From the experimental and analytical investigations undertaken in this work, the following conclusions can be drawn:

• Fracture Process and Crack Path: The fracture process of the wedge-splitting test (WST) specimen, characterized by the P-CMOD curve, consistently exhibits three distinct stages: nearly linear elastic state, nonlinear stable crack propagation, and post-peak unstable fracture. The tortuosity of the macroscopic crack path initially increases with the coarse aggregate volume fraction (V_a) up to 37%, indicating enhanced crack deflection and energy dissipation, but diminishes thereafter as V_a increases to 50%, suggesting a transition in cracking behavior.
• Influence on Basic Mechanical Properties: Both the compressive strength (f_c) and elastic modulus (E) monotonically increase with the increase in V_a from 19% to 50%. However, the reinforcing effect of coarse aggregates is more pronounced in the lower V_a (19–37%), with a significant 22.12% increase in f_c, compared to a marginal 2.43% increase in the higher range (37–50%).

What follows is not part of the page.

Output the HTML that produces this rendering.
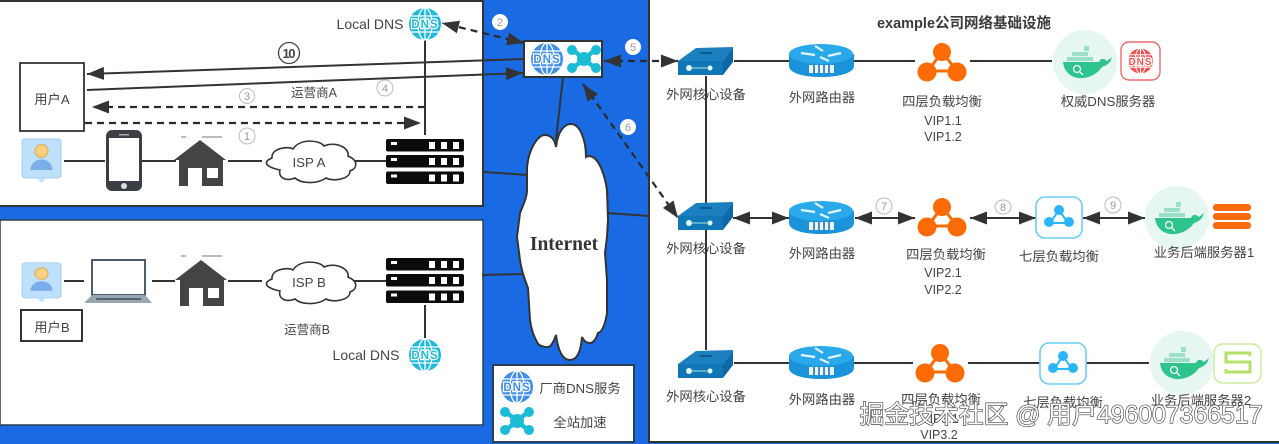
<!DOCTYPE html>
<html><head><meta charset="utf-8">
<style>
html,body{margin:0;padding:0;background:#1a6be3;width:1279px;height:444px;overflow:hidden}
svg{display:block;filter:blur(.35px)}
text{font-family:"Liberation Sans","Noto Sans CJK SC",sans-serif;fill:#444;font-size:13.3px;text-anchor:middle}
.n{fill:#999;font-size:11px}
.l{stroke:#333;stroke-width:2;fill:none}
.d{stroke:#2b2b2b;stroke-width:2.2;fill:none;stroke-dasharray:7 5}
.wm{fill:#000;opacity:.035;font-size:11px}
.dns{font-weight:700;font-size:11.5px;letter-spacing:1px;stroke:#fff;stroke-width:2.5px;paint-order:stroke}
</style></head><body>
<svg width="1279" height="444" viewBox="0 0 1279 444" xmlns="http://www.w3.org/2000/svg">
<defs>
<marker id="a" markerUnits="userSpaceOnUse" markerWidth="19" markerHeight="15" refX="17" refY="6.500" orient="auto-start-reverse"><path d="M0 0L17 6.500L0 13Z" fill="#333"/></marker>
<g id="globe"><circle r="16" fill="currentColor"/><g fill="none" stroke="#fff" stroke-width="1.3"><ellipse rx="7" ry="16"/><path d="M0-16V16M-14-8H14M-14 8H14"/></g></g>
<g id="x"><path d="M-11-9L11 9M11-9L-11 9" stroke="#1cbcd6" stroke-width="4.500"/><circle r="7" fill="#1cbcd6"/><circle cx="-12" cy="-9" r="5" fill="#1cbcd6"/><circle cx="12" cy="-9" r="5" fill="#1cbcd6"/><circle cx="-12" cy="9" r="5" fill="#1cbcd6"/><circle cx="12" cy="9" r="5" fill="#1cbcd6"/></g>
<g id="sw"><path d="M0 14L18 1L55 0L45 14Z" fill="#1b80c0"/><rect y="14" width="45" height="14" fill="#1176b6"/><path d="M45 14L55 0V15L45 28Z" fill="#0d69a5"/><circle cx="11" cy="21" r="3" fill="#dff"/><circle cx="32" cy="21" r="2.500" fill="#dff"/><path d="M14 21H29" stroke="#cfe" stroke-width=".8"/><path d="M22 6H34" stroke="#0c5a90" stroke-width="2"/></g>
<g id="rt"><path d="M0 10V22C0 29 14 33 32 33S65 29 65 22V10Z" fill="#1b93db"/><ellipse cx="32" cy="10" rx="32" ry="10" fill="#2aa9ea"/><path d="M12 9L26 11M52 9L39 12M26 2L34 7M40 17L31 13" stroke="#e4f4ff" stroke-width="2.200"/><rect x="20" y="21" width="25" height="8" fill="#e8f5fb"/><path d="M25 21V29M30 21V29M35 21V29M40 21V29" stroke="#1b6da0" stroke-width="1.500"/></g>
<g id="tri" fill="#fc6b05"><path d="M-14 19H15L0 0Z" fill="none" stroke="#fc6b05" stroke-width="3"/><circle cy="0" r="9"/><circle cx="-15" cy="20" r="9.500"/><circle cx="15" cy="20" r="9.500"/></g>
<g id="l7"><rect x="-23" y="-20" width="46" height="41" rx="9" fill="#fff" stroke="#6ccdf8" stroke-width="1.600"/><g fill="#2db5fb"><path d="M-9 6H9L0-7Z" fill="none" stroke="#2db5fb" stroke-width="2"/><circle cy="-7" r="5"/><circle cx="-10" cy="5" r="5"/><circle cx="10" cy="5" r="5"/></g></g>
<g id="dk"><circle r="32" fill="#e5f7f0"/><path d="M-22 0H14C16-5 20-3 22-1L27-5L25 0C22 3 20 4 17 5C11 14 0 17-7 16C-17 14-21 8-22 0Z" fill="#2dc48e"/><g fill="#9bdfc6"><rect x="-18" y="-5" width="26" height="4"/><rect x="-13" y="-10" width="16" height="4"/><rect x="-1" y="-16" width="5" height="5"/></g><circle cx="-8" cy="7" r="3.500" fill="none" stroke="#fff" stroke-width="1.300"/><path d="M-5 10L-2 13" stroke="#fff" stroke-width="1.300"/></g>
<g id="srv"><g fill="#0b0b0b"><rect width="78" height="12.500" rx="2"/><rect y="16" width="78" height="12.500" rx="2"/><rect y="32.500" width="78" height="12.500" rx="2"/></g><g fill="#fff"><rect x="5" y="3" width="6" height="3"/><rect x="5" y="19" width="6" height="3"/><rect x="5" y="35.500" width="6" height="3"/><path d="M43 3h6v7h-6zM55 3h6v7h-6zM67 3h6v7h-6zM43 19h6v7h-6zM55 19h6v7h-6zM67 19h6v7h-6zM43 35.500h6v7h-6zM55 35.500h6v7h-6zM67 35.500h6v7h-6z"/></g></g>
<g id="house"><path d="M0 0L26 20H23V46H2V28H-12V46H-21V20H-26Z" fill="#444"/><rect x="7" y="28" width="11" height="10" fill="#fff"/></g>
<g id="user"><rect width="39" height="39" rx="3" fill="#bfe0fb" stroke="#a4cdee"/><path d="M15 39L19.500 44L24 39Z" fill="#bfe0fb"/><circle cx="19.500" cy="12" r="6.500" fill="#fbcf7d" stroke="#d9a958"/><path d="M8.500 31C9 17 30 17 30.500 31Z" fill="#79aeea"/></g>
<path id="cl" d="M22 32C8 29 4 24 14 20C13 10 30 8 35 11C42 0 62 2 66 8C78 3 92 10 90 18C100 22 100 30 92 33C92 41 76 44 68 40C58 47 42 45 37 40C27 44 20 39 22 32Z" fill="#fff" stroke="#333" stroke-width="1.600"/>
</defs>

<rect width="1279" height="444" fill="#1a6be3"/>
<!-- panels -->
<rect x="-2" y="1" width="485" height="205" fill="#fff" stroke="#333" stroke-width="2"/>
<rect x="0" y="220" width="483" height="205" fill="#fff" stroke="#2c3e50" stroke-width="1.500"/>
<rect x="649" y="-2" width="632" height="444" fill="#fff" stroke="#333" stroke-width="2"/>

<!-- watermark -->
<g class="wm">
<text x="235" y="40" class="wm" transform="rotate(-15 235 40)">曹海鑫 1291f6f7a</text>
<text x="60" y="120" class="wm" transform="rotate(-15 60 120)">曹海鑫 1291f6f7a</text>
<text x="240" y="195" class="wm" transform="rotate(-15 240 195)">曹海鑫 1291f6f7a</text>
<text x="235" y="367" class="wm" transform="rotate(-15 235 367)">曹海鑫 1291f6f7a</text>
<text x="1205" y="125" class="wm" transform="rotate(-15 1205 125)">曹海鑫 1291f6f7a</text>
<text x="1205" y="293" class="wm" transform="rotate(-15 1205 293)">曹海鑫 1291f6f7a</text>
<text x="1015" y="288" class="wm" transform="rotate(-15 1015 288)">曹海鑫 1291f6f7a</text>
</g>

<!-- lines left -->
<path class="l" d="M64 161H105M142 161H176M228 161H262M354 161H386"/>
<path class="l" d="M64 281H84M152 281H175M228 281H262M354 281H386"/>
<path class="l" stroke-width="1.500" d="M425 39V135M425 305V338"/>
<path class="l" d="M484 172L527 175M482 275L522 274M607 213L649 216M563 77L556 140"/>
<path class="l" d="M524 59L87 74" marker-end="url(#a)"/>
<path class="l" d="M87 90L523 73" marker-end="url(#a)"/>
<path class="d" d="M425 107H92" marker-end="url(#a)"/>
<path class="d" d="M85 123H421" marker-end="url(#a)"/>
<path class="d" d="M524 43L442 23" marker-start="url(#a)" marker-end="url(#a)"/>
<path class="d" d="M604 61H678" marker-start="url(#a)" marker-end="url(#a)"/>
<path class="d" d="M583 84L678 218" marker-start="url(#a)" marker-end="url(#a)"/>

<!-- lines right -->
<path class="l" d="M706 76V350M734 61H789M854 61H915M970 61H1052M734 363H789M854 363H913M968 363H1040M1086 363H1149"/>
<g class="l" fill="none" stroke="#333" stroke-width="2">
<path d="M733 218H789" marker-start="url(#a)" marker-end="url(#a)"/>
<path d="M855 218H915" marker-start="url(#a)" marker-end="url(#a)"/>
<path d="M970 218H1036" marker-start="url(#a)" marker-end="url(#a)"/>
<path d="M1083 218H1145" marker-start="url(#a)" marker-end="url(#a)"/>
</g>

<!-- user boxes -->
<rect x="20" y="63" width="64" height="68" fill="#fff" stroke="#333" stroke-width="1.800"/>
<text x="52" y="104">用户A</text>
<rect x="21" y="310" width="61" height="31" fill="#fff" stroke="#333" stroke-width="2"/>
<text x="52" y="332">用户B</text>

<use href="#user" x="22" y="139"/>
<use href="#user" x="22" y="262" transform="translate(0 27) scale(1 .9)"/>
<!-- phone -->
<rect x="106" y="130" width="36" height="61" rx="6" fill="#3b3f45"/><rect x="109" y="138" width="30" height="43" fill="#fff"/><circle cx="124" cy="186" r="3" fill="#ddd"/><rect x="119" y="134" width="10" height="1.500" fill="#aaa"/>
<!-- laptop -->
<rect x="92" y="260" width="53" height="35" fill="#fff" stroke="#4c5c6e" stroke-width="2"/><path d="M92 295H145L152 303H84Z" fill="#9aa7b0"/><rect x="96" y="298" width="45" height="2" fill="#56646e"/>
<!-- houses -->
<use href="#house" x="200" y="140"/>
<use href="#house" x="201" y="260"/>
<path d="M181 137H186M202 137H222M181 256H186M202 256H222" stroke="#777" stroke-width="1"/>
<!-- isp clouds -->
<use href="#cl" x="258" y="138"/>
<use href="#cl" x="258" y="259"/>
<text x="309" y="167">ISP A</text>
<text x="309" y="287">ISP B</text>
<use href="#srv" x="386" y="139"/>
<use href="#srv" x="386" y="258"/>
<!-- DNS local -->
<use href="#globe" x="425" y="24" color="#1fb9d9"/><text class="dns" x="425" y="28" style="fill:#1fb9d9">DNS</text>
<use href="#globe" x="425" y="355" color="#1fb9d9"/><text class="dns" x="425" y="359" style="fill:#1fb9d9">DNS</text>
<text x="370" y="29" style="font-size:14px">Local DNS</text>
<text x="366" y="360" style="font-size:14px">Local DNS</text>
<text x="314" y="97" style="font-size:12.500px">运营商A</text>
<text x="307" y="334" style="font-size:12.500px">运营商B</text>

<!-- number marks -->
<circle cx="289" cy="53" r="10.500" fill="none" stroke="#444" stroke-width="1.300"/><text x="289" y="58" style="font-size:13px;font-weight:700" textLength="13">10</text>
<g fill="#fff" stroke="#bbb" stroke-width="1">
<circle cx="247" cy="136" r="8"/><circle cx="247" cy="96" r="7.500"/><circle cx="385" cy="88" r="8"/>
<circle cx="884" cy="206" r="8"/><ellipse cx="1003" cy="207" rx="8" ry="7"/><circle cx="1113" cy="205" r="8"/>
</g>
<g fill="#fff"><circle cx="500" cy="22" r="8"/><circle cx="633" cy="47" r="8"/><circle cx="628" cy="127" r="8"/></g>
<text class="n" x="247" y="140">1</text><text class="n" x="247" y="100">3</text><text class="n" x="385" y="92">4</text>
<text class="n" x="500" y="26">2</text><text class="n" x="633" y="51">5</text><text class="n" x="628" y="131">6</text>
<text class="n" x="884" y="210">7</text><text class="n" x="1003" y="211">8</text><text class="n" x="1113" y="209">9</text>

<!-- CDN box -->
<rect x="524" y="41" width="78" height="36" fill="#fff" stroke="#333" stroke-width="2"/>
<use href="#globe" transform="translate(547 59)" color="#3f8ee8"/><text class="dns" x="547" y="63" style="fill:#3f8ee8">DNS</text>
<use href="#x" transform="translate(584 59)"/>

<!-- Internet cloud -->
<path d="M556 147C558 130 565 124 571 124C580 124 586 140 586 157C596 152 604 170 607 190L608 220L607 237L605 253L607 280L607 313C605 325 602 332 598 333C595 342 592 343 590 343C586 343 583 340 582 337C581 350 578 360 570 360C562 360 558 350 556 335C553 344 550 347 548 347C542 347 538 345 537 342C533 335 531 328 530 320L528 288C524 278 521 268 520 260L517 237L520 213C523 205 527 198 527 190L527 167C529 148 538 135 545 135C551 135 555 140 556 147Z" fill="#fff" stroke="#333" stroke-width="2"/>
<text x="564" y="250" style="font-family:'Liberation Serif',serif;font-weight:700;font-size:19.500px;fill:#333">Internet</text>

<!-- legend -->
<rect x="493" y="365" width="141" height="77" fill="#fff" stroke="#2c3e50" stroke-width="2"/>
<use href="#globe" transform="translate(517 387)" color="#3f8ee8"/><text class="dns" x="517" y="391" style="fill:#3f8ee8">DNS</text>
<use href="#x" transform="translate(517 421)"/>
<text x="580" y="393">厂商DNS服务</text>
<text x="580" y="427">全站加速</text>

<!-- right icons -->
<use href="#sw" x="678" y="47"/><use href="#sw" x="678" y="202"/><use href="#sw" x="678" y="350"/>
<use href="#rt" x="789" y="44"/><use href="#rt" x="789" y="201"/><use href="#rt" x="789" y="346"/>
<use href="#tri" x="942" y="52"/><use href="#tri" x="942" y="207"/><use href="#tri" x="940" y="353"/>
<use href="#l7" x="1059" y="217"/><use href="#l7" x="1063" y="363"/>
<use href="#dk" x="1085" y="62"/><use href="#dk" x="1177" y="218"/><use href="#dk" x="1182" y="363"/>
<rect x="1121" y="42" width="39" height="38" rx="8" fill="#fff" stroke="#ef6a6a" stroke-width="1.400"/>
<use href="#globe" transform="translate(1140.500 61) scale(.78)" color="#ee5350"/><text class="dns" x="1140.500" y="65" style="fill:#ee5350;font-size:10px">DNS</text>
<g fill="#fb6a0c"><rect x="1213" y="204" width="38" height="7" rx="3"/><rect x="1213" y="213" width="38" height="7" rx="3"/><rect x="1213" y="222" width="38" height="7" rx="3"/></g>
<rect x="1214" y="344" width="47" height="39" rx="9" fill="#fff" stroke="#cdeb9e" stroke-width="1.500"/>
<path d="M1250 356V353H1226V362H1250V372H1226V369" fill="none" stroke="#b5e06a" stroke-width="3"/>

<!-- right labels -->
<text x="964" y="28" style="font-size:14.500px;font-weight:700;fill:#3a3a3a">example公司网络基础设施</text>
<text x="706" y="99">外网核心设备</text><text x="706" y="253">外网核心设备</text><text x="706" y="401">外网核心设备</text>
<text x="822" y="102">外网路由器</text><text x="822" y="258">外网路由器</text><text x="822" y="404">外网路由器</text>
<text x="942" y="106">四层负载均衡</text><text x="943" y="125" style="font-size:12.500px">VIP1.1</text><text x="943" y="141" style="font-size:12.500px">VIP1.2</text>
<text x="946" y="259">四层负载均衡</text><text x="943" y="277" style="font-size:12.500px">VIP2.1</text><text x="943" y="294" style="font-size:12.500px">VIP2.2</text>
<text x="941" y="404">四层负载均衡</text><text x="940" y="423" style="font-size:12.500px">VIP3.1</text><text x="939" y="439" style="font-size:12.500px">VIP3.2</text>
<text x="1059" y="261">七层负载均衡</text><text x="1063" y="407">七层负载均衡</text>
<text x="1108" y="106">权威DNS服务器</text>
<text x="1204" y="257">业务后端服务器1</text>
<text x="1201" y="405">业务后端服务器2</text>

<!-- site overlay -->
<text x="1061" y="423" style="font-size:24.800px;fill:#fff;stroke:#444;stroke-width:1.300px;paint-order:stroke">掘金技术社区 @ 用户496007366517</text>
</svg>
</body></html>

• Optimal Fracture Performance: The tensile strength (f_t), double-K fracture toughness (initiation toughness $K_{\mathrm{IC}}^{\mathrm{ini}}$ and unstable toughness $K_{\mathrm{IC}}^{\mathrm{un}}$), and fracture energy (G_IF) demonstrate a non-monotonic relationship with V_a, peaking at a V_a of 37%. This indicates the existence of an optimal V_a for maximizing fracture resistance. Notably, $K_{\mathrm{IC}}^{\mathrm{ini}}$ is significantly more sensitive to changes in V_a than $K_{\mathrm{IC}}^{\mathrm{un}}$, evidenced by a 350% increase from V_a = 19% to 37%, compared to a 16.5% increase for $K_{\mathrm{IC}}^{\mathrm{un}}$.
• Quantitative Relationships: Strong exponential correlations were established between f_t and $K_{\mathrm{IC}}^{\mathrm{ini}}$, $K_{\mathrm{IC}}^{\mathrm{un}}$, and G_IF. These relationships facilitate the prediction of fracture properties based on the more readily measurable tensile strength.
• Safety Warning Parameter: A novel safety warning parameter (δ), defined as the ratio of cohesive toughness to unstable toughness, was proposed to quantitatively assess the pre-peak ductility and provide a warning margin before unstable fracture. For critical concrete structures, a range of V_a (25–31%) is recommended, as it offers a balanced combination of high crack initiation resistance and adequate safety warning capacity for critical engineering structures.

In summary, this study underscores the critical role of coarse aggregate volume fraction in governing the fracture behavior of concrete and provides quantitative insights for optimizing mix design in engineering applications demanding high fracture resistance and structural safety.